The eternal return of the solar savior is not just a religious myth—it is a mirror of the enduring human hope that after every night comes dawn, after every fall comes rising, and after every death, a possibility of rebirth. In this, the solar messiah lives on—not confined to any one culture or doctrine, but as a timeless symbol of humanity’s deepest longing for light, life, and liberation. The spirituality of the Torah, Bhagavad Gita, the Holy Bible, the Noble Quran and literature of other religions is absolutely in no doubt; they are indubitably, Books of Life. However, man must study them with his intellect switched on in order to discard the numerous fairytales and authorial biases. This thawed state of mind enables the true seeker to burrow beneath the narratives and unearth the deep meanings that are obfuscated in allegories, parables, metaphors and other “dark sayings”.

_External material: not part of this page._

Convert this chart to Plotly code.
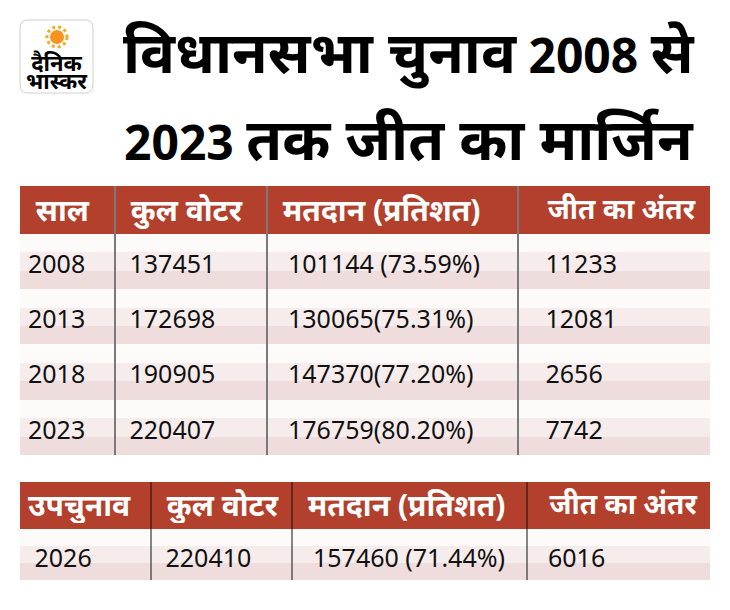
import re
import plotly.graph_objects as go

# ---------------- DATA ----------------
title_line1 = "विधानसभा चुनाव 2008 से"
title_line2 = "2023 तक जीत का मार्जिन"
logo_line1 = "दैनिक"
logo_line2 = "भास्कर"

headers_main = ["साल", "कुल वोटर", "मतदान (प्रतिशत)", "जीत का अंतर"]
years = ["2008", "2013", "2018", "2023"]
total_voters = ["137451", "172698", "190905", "220407"]
turnout = ["101144 (73.59%)", "130065(75.31%)", "147370(77.20%)", "176759(80.20%)"]
margin = ["11233", "12081", "2656", "7742"]

headers_bye = ["उपचुनाव", "कुल वोटर", "मतदान (प्रतिशत)", "जीत का अंतर"]
bye_year = ["2026"]
bye_voters = ["220410"]
bye_turnout = ["157460 (71.44%)"]
bye_margin = ["6016"]

# ---------------- STYLE ----------------
W, H = 730, 610
FONT = "Noto Sans, Noto Sans Devanagari, sans-serif"
RED = "#B3402C"
SHADES = ["#FDFAFA", "#F6ECEC", "#EFDDDD"]   # top -> bottom of each row
CLEAR = "rgba(0,0,0,0)"
NB = "\u00a0"
SUB = len(SHADES)
HEAD_SIZES = [30, 30, 30, 28]


def px(x):
    return x / W


def py(y):
    return 1 - y / H


def indent(values, n):
    # non-breaking spaces: indent the text and stop the table from wrapping it
    return [NB * n + v.replace(" ", NB) for v in values]


def big_deva(text, size):
    # the fallback devanagari face runs small, so bump those runs only
    return re.sub(r"([\u0900-\u097F]+(?:\s+[\u0900-\u097F]+)*)",
                  r"<span style='font-size:%dpx'>\1</span>" % size, text)


def add_table(fig, top, left, widths, head_h, row_h, headers, cols,
              head_pads, cell_pads, head_shift, text_shift):
    n_rows = len(cols[0])
    bottom = top + head_h + row_h * n_rows
    right = left + sum(widths)
    dom_x = [px(left), px(right)]
    # background layer: red header + row bands shaded top->bottom
    fig.add_trace(go.Table(
        domain=dict(x=dom_x, y=[py(bottom), py(top)]),
        columnwidth=widths,
        header=dict(values=[""] * len(widths), fill_color=RED,
                    line_width=0, line_color=RED, height=head_h),
        cells=dict(values=[[""] * (n_rows * SUB) for _ in widths],
                   fill_color=[SHADES * n_rows for _ in widths],
                   line_width=0, line_color=CLEAR, height=row_h / SUB),
    ))
    # header text
    head_vals = ["<b>" + NB * p + h.replace(" ", NB) + "</b>"
                 for h, p in zip(headers, head_pads)]
    fig.add_trace(go.Table(
        domain=dict(x=dom_x, y=[py(top + head_h + head_shift), py(top + head_shift)]),
        columnwidth=widths,
        header=dict(values=head_vals,
                    fill_color=CLEAR, line_width=0, line_color=CLEAR,
                    font=dict(family=FONT, size=HEAD_SIZES, color="white"),
                    align="left", height=head_h),
        cells=dict(values=[[] for _ in widths], fill_color=CLEAR, line_width=0),
    ))
    # body text, nudged down so it sits in the middle of each band
    fig.add_trace(go.Table(
        domain=dict(x=dom_x, y=[py(bottom + text_shift), py(top + text_shift)]),
        columnwidth=widths,
        header=dict(values=[""] * len(widths), fill_color=CLEAR,
                    line_width=0, line_color=CLEAR, height=head_h),
        cells=dict(values=[indent(c, p) for c, p in zip(cols, cell_pads)],
                   fill_color=CLEAR, line_width=0, line_color=CLEAR,
                   font=dict(family=FONT, size=25, color="#111111"),
                   align="left", height=row_h),
    ))
    return bottom


fig = go.Figure()

main_widths = [95, 152, 251, 192]
bye_widths = [131, 141, 235, 183]

main_bottom = add_table(fig, 186, 20, main_widths, 48, 55.25, headers_main,
                        [years, total_voters, turnout, margin],
                        [1, 1, 1, 3], [0, 1, 2, 3], -5, 12)
bye_bottom = add_table(fig, 482, 20, bye_widths, 47, 51, headers_bye,
                       [bye_year, bye_voters, bye_turnout, bye_margin],
                       [0, 1, 1, 2], [1, 1, 2, 2], -6, 11)

# column dividers
shapes = []
x = 20
for w in main_widths[:-1]:
    x += w
    shapes.append(dict(type="line", xref="paper", yref="paper",
                       x0=px(x), x1=px(x), y0=py(186), y1=py(main_bottom),
                       line=dict(color="#7a7a7a", width=2)))
x = 20
for w in bye_widths[:-1]:
    x += w
    shapes.append(dict(type="line", xref="paper", yref="paper",
                       x0=px(x), x1=px(x), y0=py(482), y1=py(bye_bottom),
                       line=dict(color="#111111", width=1)))

# logo: rounded box and sun
r = 8
x0, x1, y0, y1 = px(20), px(93), py(93), py(20)
rx, ry = px(r), r / H
logo_path = (f"M {x0 + rx},{y1} L {x1 - rx},{y1} Q {x1},{y1} {x1},{y1 - ry} "
             f"L {x1},{y0 + ry} Q {x1},{y0} {x1 - rx},{y0} L {x0 + rx},{y0} "
             f"Q {x0},{y0} {x0},{y0 + ry} L {x0},{y1 - ry} Q {x0},{y1} {x0 + rx},{y1} Z")
shapes.append(dict(type="path", xref="paper", yref="paper", path=logo_path,
                   line=dict(color="#d0d0d0", width=1), fillcolor="white"))
shapes.append(dict(type="circle", xref="paper", yref="paper",
                   x0=px(47), x1=px(67), y0=py(47), y1=py(27),
                   line=dict(color="#F9A825", width=3, dash="dot"), fillcolor=CLEAR))
shapes.append(dict(type="circle", xref="paper", yref="paper",
                   x0=px(50), x1=px(64), y0=py(44), y1=py(30),
                   line=dict(width=0), fillcolor="#F7941D"))


def label(text, x, y, size):
    return dict(text=text, x=px(x), y=py(y), xref="paper", yref="paper",
                xanchor="center", yanchor="middle", showarrow=False,
                font=dict(family=FONT, size=size, color="black"))


# logo words: small base size keeps the two lines tight, spans make the glyphs big
logo_text = "<b>%s<br>%s</b>" % tuple(
    "<span style='font-size:22px'>%s</span>" % t for t in (logo_line1, logo_line2))

annotations = [
    label("<b>" + big_deva(title_line1, 58) + "</b>", 409, 51, 48),
    label("<b>" + big_deva(title_line2, 58) + "</b>", 409, 138, 48),
    label(logo_text, 57, 71, 14),
]

fig.update_layout(
    width=W, height=H,
    margin=dict(l=0, r=0, t=0, b=0),
    paper_bgcolor="white",
    plot_bgcolor="white",
    shapes=shapes,
    annotations=annotations,
    showlegend=False,
)

fig.write_html("out.html", config={"displayModeBar": False},
               post_script="document.body.style.margin='0px';")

 Humanity should realise that regardless of geology and ideology, we share the same biology; therefore, we should jettison the mind control beliefs in vicarious remission of sins, the promise of multiple voluptuous virgins etc. and work towards the brotherhood of man. Imagine a world without the divisive and destructive doctrines of institutional religion; where there is nothing to kill or die for; a world where people do to others as they wish others do unto them; where humanity returns to pre-Babelian linguistic singularity or communicates by telepathy; a world that eschews greed and men look out for each others’ need; a world in which global cohesion is such that the races (Black, Red, Yellow, and White) coalesce into one colour and humanity becomes a race of tan.    Utopian? It is realizable if only man embraces the consciousness of the Divine, devoid of the man-made doctrines of institutional religion. That would be the Biblical Land of Canaan and St. Augustine’s City of God, which is governed by King Solomon’s “the righteous” and Plato’s “philosopher king”.